• _Set exercise_
Go through the listing and set it down exactly, leaving out its pictures.

• _Data shown_
***

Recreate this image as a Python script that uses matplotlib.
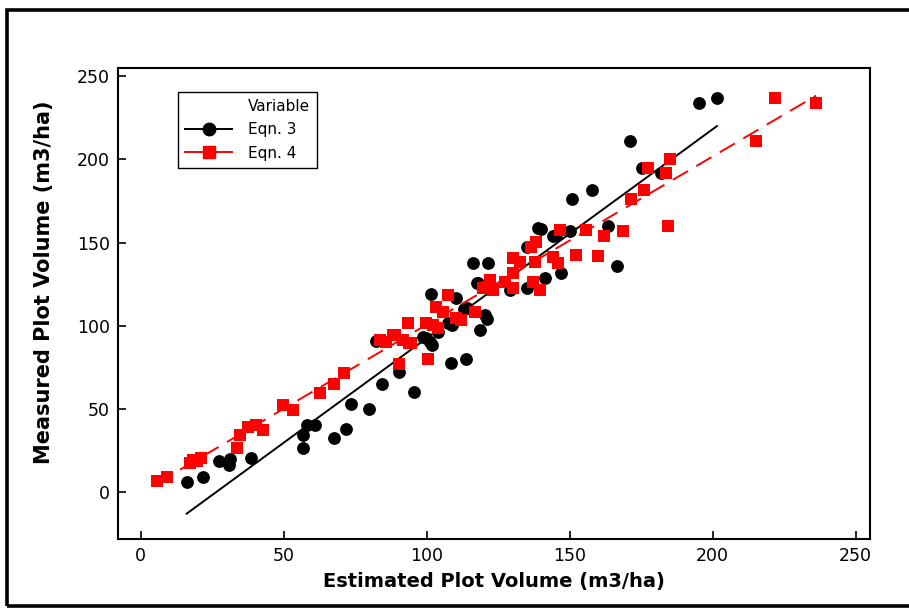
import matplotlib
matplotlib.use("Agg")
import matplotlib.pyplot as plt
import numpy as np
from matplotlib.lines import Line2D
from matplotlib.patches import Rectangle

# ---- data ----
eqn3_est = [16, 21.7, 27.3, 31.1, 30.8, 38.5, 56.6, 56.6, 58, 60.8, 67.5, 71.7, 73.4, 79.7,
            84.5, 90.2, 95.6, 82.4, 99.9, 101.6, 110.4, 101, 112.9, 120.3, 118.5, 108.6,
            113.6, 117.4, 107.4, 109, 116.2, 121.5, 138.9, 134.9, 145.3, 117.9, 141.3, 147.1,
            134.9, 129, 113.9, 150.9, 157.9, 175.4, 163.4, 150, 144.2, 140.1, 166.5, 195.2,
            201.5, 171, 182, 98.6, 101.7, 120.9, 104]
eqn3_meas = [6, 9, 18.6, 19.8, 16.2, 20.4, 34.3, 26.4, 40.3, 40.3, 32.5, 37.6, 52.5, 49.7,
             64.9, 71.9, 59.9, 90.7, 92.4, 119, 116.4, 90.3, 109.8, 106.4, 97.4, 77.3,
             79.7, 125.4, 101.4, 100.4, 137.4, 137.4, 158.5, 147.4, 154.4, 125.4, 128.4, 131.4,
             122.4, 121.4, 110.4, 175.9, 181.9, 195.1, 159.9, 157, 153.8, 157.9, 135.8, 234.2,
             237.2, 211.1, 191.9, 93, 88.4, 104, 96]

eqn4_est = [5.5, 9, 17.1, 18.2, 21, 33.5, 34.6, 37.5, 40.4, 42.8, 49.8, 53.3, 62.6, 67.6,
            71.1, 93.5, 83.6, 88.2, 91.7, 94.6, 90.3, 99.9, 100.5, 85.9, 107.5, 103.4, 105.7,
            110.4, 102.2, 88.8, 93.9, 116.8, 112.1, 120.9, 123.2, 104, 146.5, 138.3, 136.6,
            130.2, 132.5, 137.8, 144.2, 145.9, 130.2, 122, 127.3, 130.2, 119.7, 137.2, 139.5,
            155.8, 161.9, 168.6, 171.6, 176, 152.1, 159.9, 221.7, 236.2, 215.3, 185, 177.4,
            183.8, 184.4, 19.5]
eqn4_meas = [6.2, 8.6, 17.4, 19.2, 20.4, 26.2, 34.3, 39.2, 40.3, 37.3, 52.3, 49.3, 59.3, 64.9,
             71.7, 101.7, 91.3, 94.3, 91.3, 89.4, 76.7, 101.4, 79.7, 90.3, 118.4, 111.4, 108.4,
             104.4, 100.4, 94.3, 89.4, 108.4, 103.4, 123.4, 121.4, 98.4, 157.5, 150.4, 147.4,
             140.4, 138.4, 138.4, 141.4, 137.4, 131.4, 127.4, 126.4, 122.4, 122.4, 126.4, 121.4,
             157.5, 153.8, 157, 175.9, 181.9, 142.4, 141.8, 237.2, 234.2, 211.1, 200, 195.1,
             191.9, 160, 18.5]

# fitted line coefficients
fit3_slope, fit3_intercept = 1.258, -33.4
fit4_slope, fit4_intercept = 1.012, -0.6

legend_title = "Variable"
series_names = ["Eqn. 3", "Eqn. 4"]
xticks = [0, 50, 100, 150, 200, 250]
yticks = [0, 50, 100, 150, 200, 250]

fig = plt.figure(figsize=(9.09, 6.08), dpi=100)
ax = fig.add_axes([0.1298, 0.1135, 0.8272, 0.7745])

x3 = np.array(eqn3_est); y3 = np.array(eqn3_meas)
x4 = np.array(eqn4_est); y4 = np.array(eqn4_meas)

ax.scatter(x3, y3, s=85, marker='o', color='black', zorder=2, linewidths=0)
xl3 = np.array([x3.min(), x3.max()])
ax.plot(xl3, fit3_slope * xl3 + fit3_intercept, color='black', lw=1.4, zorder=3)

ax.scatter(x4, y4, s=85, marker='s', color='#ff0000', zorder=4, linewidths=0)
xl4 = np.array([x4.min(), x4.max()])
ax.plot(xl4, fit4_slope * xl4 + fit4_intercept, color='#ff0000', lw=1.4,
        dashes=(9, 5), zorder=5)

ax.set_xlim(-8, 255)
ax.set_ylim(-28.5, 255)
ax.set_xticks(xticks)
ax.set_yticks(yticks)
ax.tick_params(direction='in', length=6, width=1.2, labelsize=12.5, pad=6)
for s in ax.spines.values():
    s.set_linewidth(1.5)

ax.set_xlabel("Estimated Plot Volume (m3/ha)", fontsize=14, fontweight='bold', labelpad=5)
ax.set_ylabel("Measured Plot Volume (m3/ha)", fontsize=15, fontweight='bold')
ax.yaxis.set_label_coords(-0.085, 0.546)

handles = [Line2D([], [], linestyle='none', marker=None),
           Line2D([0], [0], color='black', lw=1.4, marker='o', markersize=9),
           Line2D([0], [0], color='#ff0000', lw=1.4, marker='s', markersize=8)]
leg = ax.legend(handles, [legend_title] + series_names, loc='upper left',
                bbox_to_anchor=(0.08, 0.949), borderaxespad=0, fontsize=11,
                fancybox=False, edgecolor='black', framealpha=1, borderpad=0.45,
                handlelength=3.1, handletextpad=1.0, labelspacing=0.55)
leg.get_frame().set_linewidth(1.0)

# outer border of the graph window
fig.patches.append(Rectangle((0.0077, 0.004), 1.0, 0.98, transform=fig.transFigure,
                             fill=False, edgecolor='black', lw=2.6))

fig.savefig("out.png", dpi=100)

***

• _Exercise response_
Recreate this image as a Python script that uses matplotlib.
import matplotlib
matplotlib.use("Agg")
import matplotlib.pyplot as plt
import numpy as np
from matplotlib.lines import Line2D
from matplotlib.patches import Rectangle

# ---- data ----
eqn3_est = [16, 21.7, 27.3, 31.1, 30.8, 38.5, 56.6, 56.6, 58, 60.8, 67.5, 71.7, 73.4, 79.7,
            84.5, 90.2, 95.6, 82.4, 99.9, 101.6, 110.4, 101, 112.9, 120.3, 118.5, 108.6,
            113.6, 117.4, 107.4, 109, 116.2, 121.5, 138.9, 134.9, 145.3, 117.9, 141.3, 147.1,
            134.9, 129, 113.9, 150.9, 157.9, 175.4, 163.4, 150, 144.2, 140.1, 166.5, 195.2,
            201.5, 171, 182, 98.6, 101.7, 120.9, 104]
eqn3_meas = [6, 9, 18.6, 19.8, 16.2, 20.4, 34.3, 26.4, 40.3, 40.3, 32.5, 37.6, 52.5, 49.7,
             64.9, 71.9, 59.9, 90.7, 92.4, 119, 116.4, 90.3, 109.8, 106.4, 97.4, 77.3,
             79.7, 125.4, 101.4, 100.4, 137.4, 137.4, 158.5, 147.4, 154.4, 125.4, 128.4, 131.4,
             122.4, 121.4, 110.4, 175.9, 181.9, 195.1, 159.9, 157, 153.8, 157.9, 135.8, 234.2,
             237.2, 211.1, 191.9, 93, 88.4, 104, 96]

eqn4_est = [5.5, 9, 17.1, 18.2, 21, 33.5, 34.6, 37.5, 40.4, 42.8, 49.8, 53.3, 62.6, 67.6,
            71.1, 93.5, 83.6, 88.2, 91.7, 94.6, 90.3, 99.9, 100.5, 85.9, 107.5, 103.4, 105.7,
            110.4, 102.2, 88.8, 93.9, 116.8, 112.1, 120.9, 123.2, 104, 146.5, 138.3, 136.6,
            130.2, 132.5, 137.8, 144.2, 145.9, 130.2, 122, 127.3, 130.2, 119.7, 137.2, 139.5,
            155.8, 161.9, 168.6, 171.6, 176, 152.1, 159.9, 221.7, 236.2, 215.3, 185, 177.4,
            183.8, 184.4, 19.5]
eqn4_meas = [6.2, 8.6, 17.4, 19.2, 20.4, 26.2, 34.3, 39.2, 40.3, 37.3, 52.3, 49.3, 59.3, 64.9,
             71.7, 101.7, 91.3, 94.3, 91.3, 89.4, 76.7, 101.4, 79.7, 90.3, 118.4, 111.4, 108.4,
             104.4, 100.4, 94.3, 89.4, 108.4, 103.4, 123.4, 121.4, 98.4, 157.5, 150.4, 147.4,
             140.4, 138.4, 138.4, 141.4, 137.4, 131.4, 127.4, 126.4, 122.4, 122.4, 126.4, 121.4,
             157.5, 153.8, 157, 175.9, 181.9, 142.4, 141.8, 237.2, 234.2, 211.1, 200, 195.1,
             191.9, 160, 18.5]

# fitted line coefficients
fit3_slope, fit3_intercept = 1.258, -33.4
fit4_slope, fit4_intercept = 1.012, -0.6

legend_title = "Variable"
series_names = ["Eqn. 3", "Eqn. 4"]
xticks = [0, 50, 100, 150, 200, 250]
yticks = [0, 50, 100, 150, 200, 250]

fig = plt.figure(figsize=(9.09, 6.08), dpi=100)
ax = fig.add_axes([0.1298, 0.1135, 0.8272, 0.7745])

x3 = np.array(eqn3_est); y3 = np.array(eqn3_meas)
x4 = np.array(eqn4_est); y4 = np.array(eqn4_meas)

ax.scatter(x3, y3, s=85, marker='o', color='black', zorder=2, linewidths=0)
xl3 = np.array([x3.min(), x3.max()])
ax.plot(xl3, fit3_slope * xl3 + fit3_intercept, color='black', lw=1.4, zorder=3)

ax.scatter(x4, y4, s=85, marker='s', color='#ff0000', zorder=4, linewidths=0)
xl4 = np.array([x4.min(), x4.max()])
ax.plot(xl4, fit4_slope * xl4 + fit4_intercept, color='#ff0000', lw=1.4,
        dashes=(9, 5), zorder=5)

ax.set_xlim(-8, 255)
ax.set_ylim(-28.5, 255)
ax.set_xticks(xticks)
ax.set_yticks(yticks)
ax.tick_params(direction='in', length=6, width=1.2, labelsize=12.5, pad=6)
for s in ax.spines.values():
    s.set_linewidth(1.5)

ax.set_xlabel("Estimated Plot Volume (m3/ha)", fontsize=14, fontweight='bold', labelpad=5)
ax.set_ylabel("Measured Plot Volume (m3/ha)", fontsize=15, fontweight='bold')
ax.yaxis.set_label_coords(-0.085, 0.546)

handles = [Line2D([], [], linestyle='none', marker=None),
           Line2D([0], [0], color='black', lw=1.4, marker='o', markersize=9),
           Line2D([0], [0], color='#ff0000', lw=1.4, marker='s', markersize=8)]
leg = ax.legend(handles, [legend_title] + series_names, loc='upper left',
                bbox_to_anchor=(0.08, 0.949), borderaxespad=0, fontsize=11,
                fancybox=False, edgecolor='black', framealpha=1, borderpad=0.45,
                handlelength=3.1, handletextpad=1.0, labelspacing=0.55)
leg.get_frame().set_linewidth(1.0)

# outer border of the graph window
fig.patches.append(Rectangle((0.0077, 0.004), 1.0, 0.98, transform=fig.transFigure,
                             fill=False, edgecolor='black', lw=2.6))

fig.savefig("out.png", dpi=100)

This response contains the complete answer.